The final station arrives later, when Adaleen lays herself down for J.J. It's a scene made all the more awful by its air of quiet surrender. Seeing a woman transform from a man's mother-in-law into his wife is a stark reminder that she is a simply a piece of property to be moved around, and her mute submission makes that even harder to take.
So of course, when Nicki roars into the room where Cara Lynn is about to be married against her will to some old man... when she threatens to kill J.J. after he lies and pretends that isn't what's happening... when she tears her child out of the jaws of that terrible fate, it's vindicating. Exciting.
That act gets Nicki awfully close to this week's First Wife crown. She even earns bonus points for her self-actualizing outburst against Margene and for her surprisingly low-key acceptance that Alby is gay.
Speaking of Alby... my God. There's an entire essay to be written about what happens to Alby and Dale in this episode, about how Dale commits suicide because falling in love makes him realize that he cannot please his church. As though love is a crime. And poor Alby, feeling himself blossom alongside this man who sees the good in him, only to find that man hanging from the ceiling.

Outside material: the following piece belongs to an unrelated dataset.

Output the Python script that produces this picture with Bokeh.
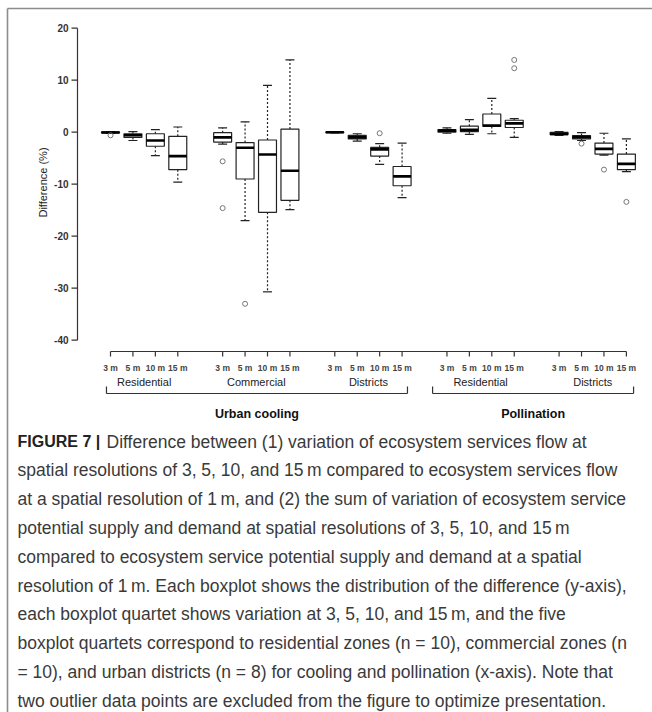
import numpy as np
from bokeh.plotting import figure
from bokeh.models import Range1d, ColumnDataSource
from bokeh.core.properties import value
from bokeh.embed import file_html
from bokeh.resources import INLINE

# ---------------- data ----------------
resolutions = ["3 m", "5 m", "10 m", "15 m"]
groups = ["Residential", "Commercial", "Districts", "Residential", "Districts"]
services = ["Urban cooling", "Pollination"]
group_service = [0, 0, 0, 1, 1]

# one entry per box (group-major, resolution-minor)
whisker_low = [-0.2, -1.6, -4.5, -9.6,
               -2.3, -17.0, -30.7, -14.9,
               -0.15, -1.7, -6.2, -12.6,
               -0.2, -0.4, -0.3, -1.0,
               -0.6, -1.6, -4.4, -7.6]
q1 = [-0.15, -1.0, -2.7, -7.2,
      -1.9, -9.0, -15.4, -13.1,
      -0.1, -1.3, -4.6, -10.3,
      0.0, 0.1, 1.1, 0.9,
      -0.45, -1.3, -4.2, -7.2]
median = [-0.05, -0.6, -1.6, -4.6,
          -1.0, -3.0, -4.3, -7.4,
          0.0, -1.0, -3.3, -8.5,
          0.3, 0.45, 1.3, 1.7,
          -0.35, -0.95, -3.2, -6.1]
q3 = [0.05, -0.3, -0.3, -0.8,
      -0.1, -2.0, -1.5, 0.6,
      0.05, -0.6, -2.9, -6.6,
      0.5, 1.15, 3.5, 2.3,
      -0.05, -0.65, -2.1, -4.2]
whisker_high = [0.1, 0.1, 0.5, 1.0,
                0.85, 2.0, 9.0, 13.9,
                0.1, -0.3, -2.2, -2.1,
                0.85, 2.4, 6.5, 2.6,
                0.1, -0.1, -0.2, -1.3]
outlier_box = [0, 4, 4, 5, 10, 15, 15, 17, 18, 19]
outlier_value = [-0.6, -5.6, -14.6, -33.0, -0.2, 12.3, 13.9, -2.2, -7.2, -13.4]

y_ticks = [20, 10, 0, -10, -20, -30, -40]
y_label = "Difference (%)"

caption_bold = "FIGURE 7 |"
caption_lines = [
    "Difference between (1) variation of ecosystem services flow at",
    "spatial resolutions of 3, 5, 10, and 15\u2009m compared to ecosystem services flow",
    "at a spatial resolution of 1\u2009m, and (2) the sum of variation of ecosystem service",
    "potential supply and demand at spatial resolutions of 3, 5, 10, and 15\u2009m",
    "compared to ecosystem service potential supply and demand at a spatial",
    "resolution of 1\u2009m. Each boxplot shows the distribution of the difference (y-axis),",
    "each boxplot quartet shows variation at 3, 5, 10, and 15\u2009m, and the five",
    "boxplot quartets correspond to residential zones (n = 10), commercial zones (n",
    "= 10), and urban districts (n = 8) for cooling and pollination (x-axis). Note that",
    "two outlier data points are excluded from the figure to optimize presentation.",
]

# ---------------- layout helpers ----------------
W, H = 652, 712
PAGE_X0, PAGE_Y0 = 0, 0
POS1_PX, PX_PER_POS = 110.0, 22.43
ZERO_PY, PX_PER_UNIT = 131.7, 5.2


def px2x(px):
    return 1 + (px - POS1_PX) / PX_PER_POS


def py2y(py):
    return (ZERO_PY - py) / PX_PER_UNIT


n_res = len(resolutions)
positions = [g * (n_res + 1) + r + 1 for g in range(len(groups)) for r in range(n_res)]
tick_labels = [resolutions[r] for g in range(len(groups)) for r in range(n_res)]

p = figure(width=W, height=H, output_backend="svg", toolbar_location=None,
           x_range=Range1d(px2x(PAGE_X0), px2x(PAGE_X0 + W)),
           y_range=Range1d(py2y(PAGE_Y0 + H), py2y(PAGE_Y0)),
           x_axis_location=None, y_axis_location=None, min_border=0)
p.outline_line_color = None
p.grid.grid_line_color = None
p.background_fill_color = "white"
p.border_fill_color = "white"

FONT = value("Liberation Sans")
INK = "#222222"

# outer figure frame (top & left edges)
p.segment(x0=[px2x(7), px2x(7)], y0=[py2y(8), py2y(8)],
          x1=[px2x(W), px2x(7)], y1=[py2y(8), py2y(H)],
          line_color="#8c8c8c", line_width=1.6)

# ---------------- boxes ----------------
BW, CW = 0.4, 0.2
src = ColumnDataSource(dict(
    x=positions, lo=whisker_low, q1=q1, med=median, q3=q3, hi=whisker_high,
    left=[x - BW for x in positions], right=[x + BW for x in positions],
    cl=[x - CW for x in positions], cr=[x + CW for x in positions],
))
p.segment(x0="x", y0="q3", x1="x", y1="hi", source=src, line_color=INK,
          line_width=1.2, line_dash="2 2")
p.segment(x0="x", y0="q1", x1="x", y1="lo", source=src, line_color=INK,
          line_width=1.2, line_dash="2 2")
p.segment(x0="cl", y0="hi", x1="cr", y1="hi", source=src, line_color=INK, line_width=1.2)
p.segment(x0="cl", y0="lo", x1="cr", y1="lo", source=src, line_color=INK, line_width=1.2)
p.quad(left="left", right="right", bottom="q1", top="q3", source=src,
       fill_color="white", line_color=INK, line_width=1.2)
p.segment(x0="left", y0="med", x1="right", y1="med", source=src,
          line_color="black", line_width=2.6)

p.scatter(x=[positions[i] for i in outlier_box], y=outlier_value, marker="circle",
          size=5, fill_color=None, line_color="#777777", line_width=1.0)

# ---------------- y axis ----------------
ax_x = px2x(77)
p.segment(x0=[ax_x], y0=[min(y_ticks)], x1=[ax_x], y1=[max(y_ticks)],
          line_color="#333333", line_width=1.2)
p.segment(x0=[px2x(71)] * len(y_ticks), y0=y_ticks, x1=[ax_x] * len(y_ticks), y1=y_ticks,
          line_color="#333333", line_width=1.2)
p.text(x=[px2x(68)] * len(y_ticks), y=y_ticks, text=[str(t) for t in y_ticks],
       text_align="right", text_baseline="middle", text_font=FONT,
       text_font_size="10px", text_font_style="bold", text_color="#333333")
p.text(x=[px2x(42)], y=[py2y(182)], text=[y_label], angle=np.pi / 2,
       text_align="center", text_baseline="middle", text_font=FONT,
       text_font_size="11px", text_color="#222222")

# ---------------- x axis ----------------
xa_y = py2y(351)
p.segment(x0=[min(positions)], y0=[xa_y], x1=[max(positions)], y1=[xa_y],
          line_color="#333333", line_width=1.2)
p.segment(x0=positions, y0=[xa_y] * len(positions), x1=positions,
          y1=[py2y(356)] * len(positions), line_color="#333333", line_width=1.2)
p.text(x=positions, y=[py2y(367)] * len(positions), text=tick_labels,
       text_align="center", text_baseline="middle", text_font=FONT,
       text_font_size="8.5px", text_font_style="bold", text_color="#444444")

# group labels
group_centers = [np.mean(positions[g * n_res:(g + 1) * n_res]) for g in range(len(groups))]
p.text(x=group_centers, y=[py2y(381)] * len(groups), text=groups,
       text_align="center", text_baseline="middle", text_font=FONT,
       text_font_size="11px", text_color="#222222")

# service brackets and labels
br_y, br_top = py2y(393), py2y(386)
svc_left, svc_right = [], []
for s in range(len(services)):
    gs = [g for g in range(len(groups)) if group_service[g] == s]
    lo_pos = positions[gs[0] * n_res]
    hi_pos = positions[gs[-1] * n_res + n_res - 1]
    svc_left.append(lo_pos - (0.18 if s == 0 else 0.64))
    svc_right.append(hi_pos + (0.24 if s == 0 else 0.32))
p.segment(x0=svc_left, y0=[br_y] * 2, x1=svc_right, y1=[br_y] * 2,
          line_color="#333333", line_width=1.2)
p.segment(x0=svc_left + svc_right, y0=[br_y] * 4, x1=svc_left + svc_right,
          y1=[br_top] * 4, line_color="#333333", line_width=1.2)
p.text(x=[(a + b) / 2 for a, b in zip(svc_left, svc_right)], y=[py2y(413)] * 2,
       text=services, text_align="center", text_baseline="middle", text_font=FONT,
       text_font_size="12.5px", text_font_style="bold", text_color="#111111")

# ---------------- caption ----------------
CAP_FONT = value("Liberation Sans")
CAP_SIZE = "17.5px"
line_y = [py2y(441 + 28.8 * i) for i in range(len(caption_lines))]
p.text(x=[px2x(17)], y=[line_y[0]], text=[caption_bold], text_align="left",
       text_baseline="middle", text_font=CAP_FONT, text_font_size="16px",
       text_font_style="bold", text_color="#222222")
cap_x = [px2x(106)] + [px2x(17)] * (len(caption_lines) - 1)
p.text(x=cap_x, y=line_y, text=caption_lines, text_align="left",
       text_baseline="middle", text_font=CAP_FONT, text_font_size=CAP_SIZE,
       text_color="#3a3a3a")

open("out.html", "w").write(file_html(p, INLINE))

And how awful for Lara, too, to realize that her husband is cheating on her because he can't love her the way he loves Dale. If there were clear-cut good guys and bad guys here, the hurt would be less messy (and less honest.)
Whew. Less dramatic, obviously, is Margene's storyline this week, but she still gets the feistiness medal for refusing to give up on her voice. Between the public speaking classes and the admission that she only went along with Bill's political plan because she never thought it would work, she's continuing her strong run through this season.
I guess Lois is doing okay, too, as she snatches Ben's affection away from Bill. It's sad-sweet to see how much she wants his time and attention, and she really does seem to be piecing a new family together, even if I don't trust Frank for a minute and I expect Jodean to turn at any second.
Mostly, though, I don't care about this birds-in-Mexico storyline, and I seriously don't care about the return of the Greens. In a series full of characters, the Greens are mere caricatures, all grotesque violence and ludicrous clothes, and their arrival makes this subplot even more tiresome.
I'll just ignore them and focus on Barb. She puts Bill in his place, side-steps him to hire Marilyn, and blows the lid off the fact that Ana's engaged to another man. This may all blow up in her face -- especially the Marilyn thing -- but for now, she's making herself heard. She's First Wife.